- Task description
State how many lines include "matplotlib", giving the number by itself.

- Supplied information
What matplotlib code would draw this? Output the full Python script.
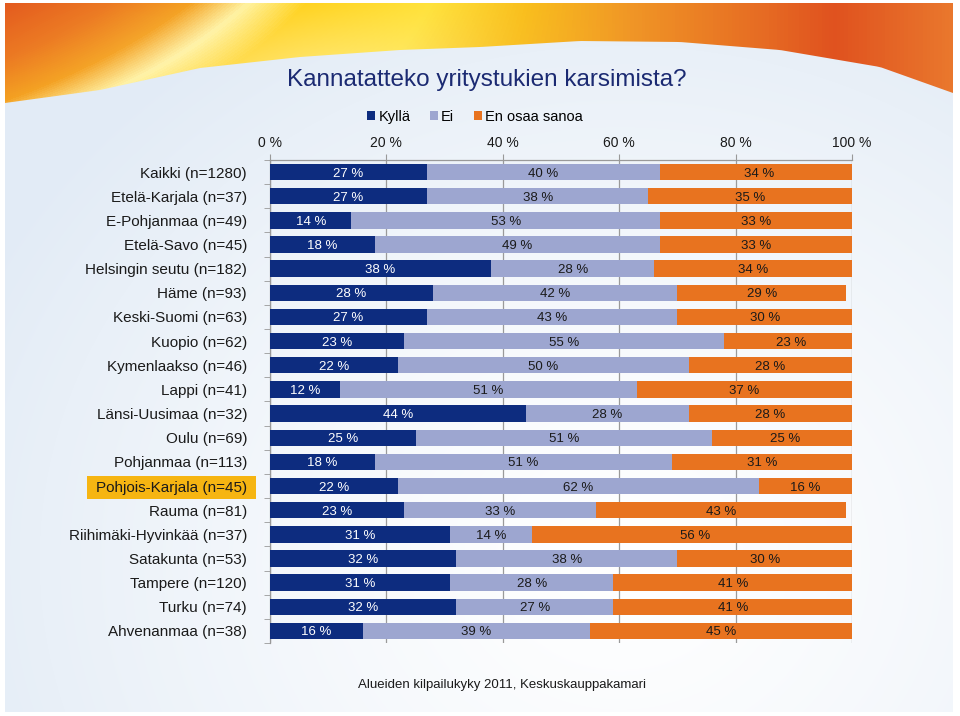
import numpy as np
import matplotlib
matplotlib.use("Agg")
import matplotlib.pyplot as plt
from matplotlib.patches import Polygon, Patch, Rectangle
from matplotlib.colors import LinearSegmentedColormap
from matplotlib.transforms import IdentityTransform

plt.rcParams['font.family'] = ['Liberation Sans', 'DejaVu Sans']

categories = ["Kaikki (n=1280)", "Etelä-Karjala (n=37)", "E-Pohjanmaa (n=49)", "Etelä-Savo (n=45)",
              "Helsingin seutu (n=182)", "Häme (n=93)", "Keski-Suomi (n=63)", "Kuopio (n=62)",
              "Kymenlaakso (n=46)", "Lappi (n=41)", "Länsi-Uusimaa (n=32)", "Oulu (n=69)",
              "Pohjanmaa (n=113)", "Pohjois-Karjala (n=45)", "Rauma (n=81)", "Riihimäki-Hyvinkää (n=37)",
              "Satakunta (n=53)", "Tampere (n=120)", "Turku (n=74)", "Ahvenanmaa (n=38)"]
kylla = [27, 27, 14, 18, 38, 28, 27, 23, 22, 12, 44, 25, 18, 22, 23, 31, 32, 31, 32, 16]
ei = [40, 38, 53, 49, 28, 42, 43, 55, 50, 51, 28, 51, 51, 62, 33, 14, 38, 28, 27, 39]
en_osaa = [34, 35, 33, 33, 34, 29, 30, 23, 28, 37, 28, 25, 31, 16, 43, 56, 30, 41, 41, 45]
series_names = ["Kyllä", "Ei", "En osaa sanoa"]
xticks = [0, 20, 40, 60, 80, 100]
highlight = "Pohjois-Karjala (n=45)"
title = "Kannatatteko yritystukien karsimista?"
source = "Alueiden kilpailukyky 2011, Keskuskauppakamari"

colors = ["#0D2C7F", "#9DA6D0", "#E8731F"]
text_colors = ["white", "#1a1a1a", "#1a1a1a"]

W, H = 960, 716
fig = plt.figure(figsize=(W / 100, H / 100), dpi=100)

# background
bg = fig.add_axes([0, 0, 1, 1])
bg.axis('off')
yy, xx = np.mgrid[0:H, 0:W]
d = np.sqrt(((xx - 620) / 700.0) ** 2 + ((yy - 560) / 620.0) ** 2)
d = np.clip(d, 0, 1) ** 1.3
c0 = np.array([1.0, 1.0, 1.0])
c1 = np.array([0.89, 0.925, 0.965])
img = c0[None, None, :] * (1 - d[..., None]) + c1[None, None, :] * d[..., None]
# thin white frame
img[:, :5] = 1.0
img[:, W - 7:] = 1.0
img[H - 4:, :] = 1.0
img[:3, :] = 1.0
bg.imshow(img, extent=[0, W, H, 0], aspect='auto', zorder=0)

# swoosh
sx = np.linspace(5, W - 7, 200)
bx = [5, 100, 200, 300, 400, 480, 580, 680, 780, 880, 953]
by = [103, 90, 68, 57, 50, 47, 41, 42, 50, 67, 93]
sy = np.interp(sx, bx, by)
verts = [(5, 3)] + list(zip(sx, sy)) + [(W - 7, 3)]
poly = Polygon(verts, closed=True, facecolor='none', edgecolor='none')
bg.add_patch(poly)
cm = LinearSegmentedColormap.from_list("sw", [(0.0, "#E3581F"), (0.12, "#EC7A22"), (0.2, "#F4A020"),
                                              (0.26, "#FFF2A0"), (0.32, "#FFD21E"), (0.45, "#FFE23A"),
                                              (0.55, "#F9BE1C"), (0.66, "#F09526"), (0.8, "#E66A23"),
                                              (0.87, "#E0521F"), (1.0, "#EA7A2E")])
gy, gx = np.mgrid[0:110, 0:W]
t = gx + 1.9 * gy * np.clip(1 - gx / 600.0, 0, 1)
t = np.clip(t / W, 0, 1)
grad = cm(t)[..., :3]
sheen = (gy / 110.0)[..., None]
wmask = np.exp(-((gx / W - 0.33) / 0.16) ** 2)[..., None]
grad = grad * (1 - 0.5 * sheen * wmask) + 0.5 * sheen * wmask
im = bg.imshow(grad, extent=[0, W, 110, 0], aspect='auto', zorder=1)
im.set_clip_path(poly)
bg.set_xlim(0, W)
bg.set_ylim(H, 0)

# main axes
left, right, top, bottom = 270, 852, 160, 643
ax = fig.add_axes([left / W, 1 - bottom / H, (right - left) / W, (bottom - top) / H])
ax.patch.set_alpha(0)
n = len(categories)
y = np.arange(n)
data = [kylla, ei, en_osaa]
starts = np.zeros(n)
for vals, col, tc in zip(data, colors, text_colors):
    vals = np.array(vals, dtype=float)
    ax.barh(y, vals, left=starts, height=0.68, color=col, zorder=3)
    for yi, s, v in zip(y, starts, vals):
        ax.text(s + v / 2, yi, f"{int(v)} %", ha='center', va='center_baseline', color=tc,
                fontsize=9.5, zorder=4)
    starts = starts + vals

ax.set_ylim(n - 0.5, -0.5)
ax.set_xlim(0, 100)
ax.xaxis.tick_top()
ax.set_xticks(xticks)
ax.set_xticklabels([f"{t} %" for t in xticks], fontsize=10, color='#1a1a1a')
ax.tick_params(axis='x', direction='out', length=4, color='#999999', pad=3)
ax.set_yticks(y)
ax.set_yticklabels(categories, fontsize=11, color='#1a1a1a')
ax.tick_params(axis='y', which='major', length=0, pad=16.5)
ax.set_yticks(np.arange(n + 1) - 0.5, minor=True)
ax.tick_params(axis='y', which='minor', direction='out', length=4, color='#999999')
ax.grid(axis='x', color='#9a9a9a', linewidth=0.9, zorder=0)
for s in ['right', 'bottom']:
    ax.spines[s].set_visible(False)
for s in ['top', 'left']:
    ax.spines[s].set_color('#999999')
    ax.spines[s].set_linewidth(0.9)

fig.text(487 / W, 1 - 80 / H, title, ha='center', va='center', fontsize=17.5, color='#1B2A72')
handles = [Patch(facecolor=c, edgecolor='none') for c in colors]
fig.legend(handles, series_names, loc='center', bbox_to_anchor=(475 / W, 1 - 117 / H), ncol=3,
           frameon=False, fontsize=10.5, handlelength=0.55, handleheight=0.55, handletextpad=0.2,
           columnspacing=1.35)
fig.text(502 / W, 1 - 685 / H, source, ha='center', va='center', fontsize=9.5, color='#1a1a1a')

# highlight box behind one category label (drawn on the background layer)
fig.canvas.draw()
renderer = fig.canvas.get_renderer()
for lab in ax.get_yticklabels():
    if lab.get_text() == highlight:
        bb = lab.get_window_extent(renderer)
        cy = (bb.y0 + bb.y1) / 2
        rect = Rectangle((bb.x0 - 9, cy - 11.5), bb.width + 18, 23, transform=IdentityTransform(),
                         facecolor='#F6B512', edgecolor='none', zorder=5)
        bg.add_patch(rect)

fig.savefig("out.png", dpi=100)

- Response to the exercise
7